Take, for example, bad weather sweeping across the Southeast. Controllers at a local FAA building might direct pilots to wait in a holding pattern away from a thunderhead until it passes over an airport.
But hours before that, with disruption possible across the wider area, the FAA may limit the number of aircraft that can fly through the entire region. This type of planning appears to be what SMART is honing in on — versus the kind of in-the-moment, quick-thinking decisions that controllers often make, such as, for instance, redirecting an approaching jet away from an airport when a helicopter is also flying nearby.
“The idea is you start months in advance, looking at [carrier] schedule data, and as you get closer, you start having forecasted weather. … ‘Tomorrow, there’s supposed to be a storm coming to this area, so you may get low visibility at [Ronald Reagan Washington National Airport], and you may as a result of that lower the capacity,’” Donovan said, referring to the number of flights. “How do we think about it a day in advance and work with the airlines to say, ‘OK, can we space things out a little bit, can we anticipate some of it’ so that … collectively we’re not all just reacting to something happening, we’re actually planning for it and trying to smooth things out.”
Phillip Buckendorf, CEO of Air Space Intelligence, said that “weeks and months” beforehand, “you want to basically predict the flight trajectories based on the schedules that are out there,” then as more information comes in the day of travel, “how do you basically adjust everything, flight by flight through AI,” to “optimize” the airspace. Alaska Airlines has contracted with his company for an AI platform to help dispatchers with “improving the predictability and flow” of traffic.
Making changes ‘upstream’
But Donovan said SMART could also ward off at least some cases in which controllers need to step in to ensure that planes remain safely apart.
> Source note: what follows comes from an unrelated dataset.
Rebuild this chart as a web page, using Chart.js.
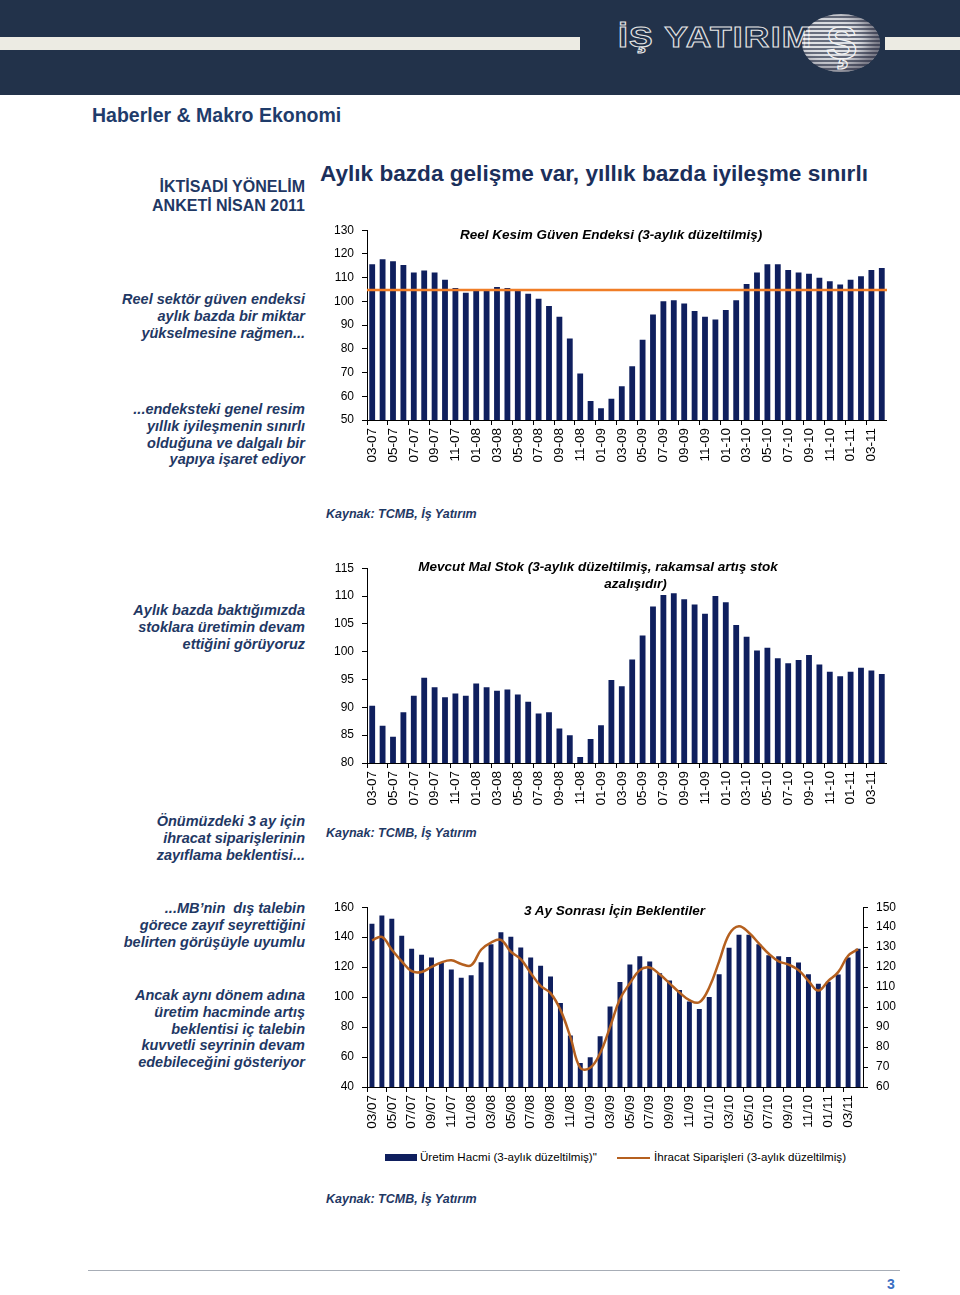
<!DOCTYPE html>
<html lang="tr">
<head>
<meta charset="UTF-8">
<title>Haberler &amp; Makro Ekonomi</title>
<style>
  body { margin: 0; width: 960px; height: 1295px; position: relative; background: #fff; font-family: "Liberation Sans", Arial, sans-serif; overflow: hidden; }
  .abs { position: absolute; }
  .header { left: 0; top: 0; width: 960px; height: 95px; background: #22324a; }
  .stripe { top: 37px; height: 13px; background: #ecebe3; }
  .logo_text { left: 618px; top: 21px; font: bold 29px "Liberation Sans", Arial, sans-serif; letter-spacing: 1px; color: transparent; -webkit-text-stroke: 1px #e6e6e6; transform: scaleX(1.22); transform-origin: left top; }
  .globe { left: 802px; top: 14px; width: 78px; height: 58px; border-radius: 50%;
    background: repeating-linear-gradient(180deg, rgba(255,255,255,0.85) 0 2px, rgba(150,150,160,0.6) 2px 4px); box-shadow: inset -10px -4px 14px rgba(40,40,60,0.6); }
  .globe span { position: absolute; left: 24px; top: 1px; font: bold 47px "Liberation Sans", Arial; color: transparent; -webkit-text-stroke: 1.2px #f4f4f4; }
  .page_title { left: 92px; top: 104px; font: bold 19.5px "Liberation Sans", Arial; color: #1f3c6b; }
  .main_title { left: 320px; top: 161px; font: bold 22.6px "Liberation Sans", Arial; color: #1b2f5b; white-space: nowrap; }
  .note { right: 655px; text-align: right; font: italic bold 14.5px/16.8px "Liberation Sans", Arial; color: #1f3864; white-space: nowrap; }
  .note.plain { font: bold 16px/19px "Liberation Sans", Arial; }
  .chart_title { font: italic bold 13.5px/17px "Liberation Sans", Arial; color: #000; text-align: center; white-space: nowrap; }
  .source { left: 326px; font: italic bold 12.5px "Liberation Sans", Arial; color: #1f3864; }
  .legend { top: 1150px; font: 11.6px "Liberation Sans", Arial; color: #000; white-space: nowrap; }
  .sw_bar { display: inline-block; width: 32px; height: 7px; background: #0f1f5e; vertical-align: middle; margin-right: 3px; }
  .sw_line { display: inline-block; width: 33px; height: 2.5px; background: #b5601f; vertical-align: middle; margin-right: 4px; }
  canvas { position: absolute; }
</style>
</head>
<body>
<div class="abs header"></div>
<div class="abs stripe" style="left:0;width:580px"></div>
<div class="abs stripe" style="left:885px;width:75px"></div>
<div class="abs logo_text">İŞ YATIRIM</div>
<div class="abs globe"><span>Ş</span></div>

<div class="abs page_title">Haberler &amp; Makro Ekonomi</div>
<div class="abs main_title">Aylık bazda gelişme var, yıllık bazda iyileşme sınırlı</div>

<div class="abs note plain" style="top:177px">İKTİSADİ YÖNELİM<br>ANKETİ NİSAN 2011</div>
<div class="abs note" style="top:291px">Reel sektör güven endeksi<br>aylık bazda bir miktar<br>yükselmesine rağmen...</div>
<div class="abs note" style="top:401px">...endeksteki genel resim<br>yıllık iyileşmenin sınırlı<br>olduğuna ve dalgalı bir<br>yapıya işaret ediyor</div>
<div class="abs note" style="top:602px">Aylık bazda baktığımızda<br>stoklara üretimin devam<br>ettiğini görüyoruz</div>
<div class="abs note" style="top:813px">Önümüzdeki 3 ay için<br>ihracat siparişlerinin<br>zayıflama beklentisi...</div>
<div class="abs note" style="top:900px">...MB’nin&nbsp; dış talebin<br>görece zayıf seyrettiğini<br>belirten görüşüyle uyumlu</div>
<div class="abs note" style="top:987px">Ancak aynı dönem adına<br>üretim hacminde artış<br>beklentisi iç talebin<br>kuvvetli seyrinin devam<br>edebileceğini gösteriyor</div>

<canvas id="chart_guven" width="576" height="255" style="left:325px;top:215px"></canvas>
<canvas id="chart_stok" width="576" height="260" style="left:325px;top:553px"></canvas>
<canvas id="chart_beklenti" width="580" height="245" style="left:325px;top:892px"></canvas>

<div class="abs chart_title" style="left:460px;top:226px">Reel Kesim Güven Endeksi (3-aylık düzeltilmiş)</div>
<div class="abs chart_title" style="left:405px;top:558px;width:386px">Mevcut Mal Stok (3-aylık düzeltilmiş, rakamsal artış stok<br><span style="padding-left:75px">azalışıdır)</span></div>
<div class="abs chart_title" style="left:524px;top:902px">3 Ay Sonrası İçin Beklentiler</div>

<div class="abs legend" style="left:385px"><span class="sw_bar"></span>Üretim Hacmi (3-aylık düzeltilmiş)"</div>
<div class="abs legend" style="left:617px"><span class="sw_line"></span>İhracat Siparişleri (3-aylık düzeltilmiş)</div>

<div class="abs source" style="top:507px">Kaynak: TCMB, İş Yatırım</div>
<div class="abs source" style="top:826px">Kaynak: TCMB, İş Yatırım</div>
<div class="abs source" style="top:1192px">Kaynak: TCMB, İş Yatırım</div>

<div class="abs" style="left:88px;top:1270px;width:812px;height:1px;background:#a7adb6"></div>
<div class="abs" style="left:887px;top:1276px;font:bold 14px 'Liberation Sans',Arial;color:#3b6fc2">3</div>

<script src="https://cdn.jsdelivr.net/npm/chart.js"></script>
<script>
const months = ['03-07','04-07','05-07','06-07','07-07','08-07','09-07','10-07','11-07','12-07',
  '01-08','02-08','03-08','04-08','05-08','06-08','07-08','08-08','09-08','10-08','11-08','12-08',
  '01-09','02-09','03-09','04-09','05-09','06-09','07-09','08-09','09-09','10-09','11-09','12-09',
  '01-10','02-10','03-10','04-10','05-10','06-10','07-10','08-10','09-10','10-10','11-10','12-10',
  '01-11','02-11','03-11','04-11'];
const monthsSlash = months.map(m => m.replace('-', '/'));

// Reel Kesim Guven Endeksi
const guven = [115.7,117.8,116.9,115.3,112.2,113.0,112.2,109.1,105.6,103.6,
  104.4,105.0,106.1,105.6,104.6,103.2,101.1,98.0,93.5,84.4,
  69.6,58.0,54.9,59.0,64.2,72.7,83.8,94.5,100.1,100.5,
  99.1,95.9,93.5,92.4,96.4,100.5,107.3,112.2,115.7,115.7,
  113.2,112.2,111.6,110.0,108.5,107.1,109.1,110.6,113.2,114.1];
const guvenAvg = 104.8;

// Mevcut Mal Stok
const stok = [90.3,86.7,84.7,89.1,92.1,95.3,93.6,91.8,92.5,92.1,
  94.3,93.6,93.0,93.2,92.3,91.0,88.9,89.1,86.2,85.0,
  81.1,84.3,86.8,94.9,93.8,98.6,102.9,108.1,110.2,110.5,
  109.4,108.5,106.8,110.0,108.9,104.8,102.7,100.2,100.7,98.8,
  97.9,98.5,99.4,97.7,96.4,95.6,96.4,97.1,96.6,96.0];

// 3 ay sonrasi beklentiler
const uretim = [148.9,154.5,152.3,140.9,132.3,128.3,126.5,122.7,118.5,112.9,
  114.5,123.3,135.3,143.3,140.3,133.1,126.5,120.9,113.8,96.0,
  74.3,56.1,59.8,73.8,93.8,110.0,121.8,127.2,123.8,116.0,
  111.1,104.7,97.1,92.0,100.0,115.3,132.9,141.6,141.6,135.3,
  128.0,127.2,126.7,123.1,115.3,108.9,110.3,115.1,126.5,132.3];
const ihracat = [133.4,135.1,128.7,122.9,118.0,117.6,120.1,122.4,123.4,121.6,
  120.9,128.7,132.3,133.6,127.7,124.0,117.1,110.6,107.0,98.6,
  85.1,69.6,69.6,76.9,90.0,104.0,111.9,118.5,119.8,116.4,
  111.9,107.3,103.5,102.4,109.8,122.9,136.4,140.5,137.2,131.9,
  126.7,122.9,121.3,118.5,113.1,108.3,113.1,117.5,125.7,129.0];

const NAVY = '#0f1f5e';
const FONT = "'Liberation Sans', Arial, sans-serif";

// long-run average line across the whole plot
const avgLine = {
  id: 'avgLine',
  afterDatasetsDraw(chart) {
    const y = chart.scales.y.getPixelForValue(guvenAvg);
    const a = chart.chartArea;
    const c = chart.ctx;
    c.save();
    c.strokeStyle = '#f07d26';
    c.lineWidth = 2.5;
    c.beginPath();
    c.moveTo(a.left, y);
    c.lineTo(a.right, y);
    c.stroke();
    c.restore();
  }
};

function xAxis(labels) {
  return {
    grid: { offset: true, drawOnChartArea: false, tickLength: 5, color: ctx => ctx.index % 2 === 0 ? '#000' : 'rgba(0,0,0,0)' },
    border: { color: '#000' },
    ticks: { autoSkip: false, minRotation: 90, maxRotation: 90, padding: 3, color: '#000', font: { family: FONT, size: 13.5 },
      callback: (v, i) => i % 2 === 0 ? labels[i] : '' },
    afterFit: s => { s.height = 50; }
  };
}

function yAxis(min, max, step, pos) {
  return {
    position: pos || 'left',
    min: min, max: max,
    grid: { drawOnChartArea: false, tickLength: 5, color: '#000' },
    border: { color: '#000' },
    ticks: { stepSize: step, padding: 8, color: '#000', font: { family: FONT, size: 12 } },
    afterFit: s => { s.width = 42; }
  };
}

const base = {
  responsive: false,
  animation: false,
  plugins: { legend: { display: false }, tooltip: { enabled: false } }
};

new Chart(document.getElementById('chart_guven'), {
  type: 'bar',
  data: { labels: months, datasets: [{ data: guven, backgroundColor: NAVY, categoryPercentage: 1, barPercentage: 0.56 }] },
  options: Object.assign({}, base, {
    layout: { padding: { top: 6, right: 1 } },
    scales: { x: xAxis(months), y: yAxis(50, 130, 10) }
  }),
  plugins: [avgLine]
});

new Chart(document.getElementById('chart_stok'), {
  type: 'bar',
  data: { labels: months, datasets: [{ data: stok, backgroundColor: NAVY, categoryPercentage: 1, barPercentage: 0.56 }] },
  options: Object.assign({}, base, {
    layout: { padding: { top: 5, right: 1 } },
    scales: { x: xAxis(months), y: yAxis(80, 115, 5) }
  })
});

new Chart(document.getElementById('chart_beklenti'), {
  type: 'bar',
  data: {
    labels: monthsSlash,
    datasets: [
      { type: 'line', data: ihracat, yAxisID: 'y1', borderColor: '#b5601f', borderWidth: 2.5, pointRadius: 0, tension: 0.4, order: 0 },
      { data: uretim, yAxisID: 'y', backgroundColor: NAVY, categoryPercentage: 1, barPercentage: 0.5, order: 1 }
    ]
  },
  options: Object.assign({}, base, {
    layout: { padding: { top: 4 } },
    scales: { x: xAxis(monthsSlash), y: yAxis(40, 160, 20), y1: yAxis(60, 150, 10, 'right') }
  })
});
</script>
</body>
</html>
The project, he added, is an invitation-only, “challenge-based” competition in which the FAA is assessing what Thales, Air Space Intelligence and Palantir come up with.
“What’s happening is strategically preflight, or before a flight gets to an air traffic controller, some small adjustment’s been made upstream. And as a result of that, instead of two aircraft being in conflict,” Donovan said, they will pass by each other at an appropriate distance.
“‘What if we slow the aircraft down 30 minutes earlier by just a tiny bit?’ … So the controller now sees the traffic, looks at it,” and there’s “no problem,” he said. “The job doesn’t change, but the idea is that the workload should be lower.”
Buckendorf said SMART is focused on traffic flows, but there will be “a lot less stress on the tactical side” — leading to increased efficiency and safety.
The Air Current first reported the initiative.
Each of the companies has a lab at the FAA’s Washington headquarters, and Bedford stops by to check out the work, Donovan said.
During a media event in Washington last month, Bedford likened the nation’s airspace to “Los Angeles gridlock,” adding that every morning it is “filled with conflicts and delays and potential cancellations.”
Duffy at a separate conference in April, without referencing SMART by name, said three companies are working with federal officials on “developing software to look at … how flights are managed.”
“We can now use AI,” he said.
The initial “proof of concept” phase is “coming to an end,” Donovan said, and Bedford is targeting September for the start of an operational demonstration, with “validation and confidence building” to follow throughout the rest of 2026.
For whichever company wins, how the FAA will contract out the project is uncertain.
“It’s not a program that, as far as I know, has a budget line item,” Donovan said, with the FAA scrounging together money “to pay for what they’re doing now.”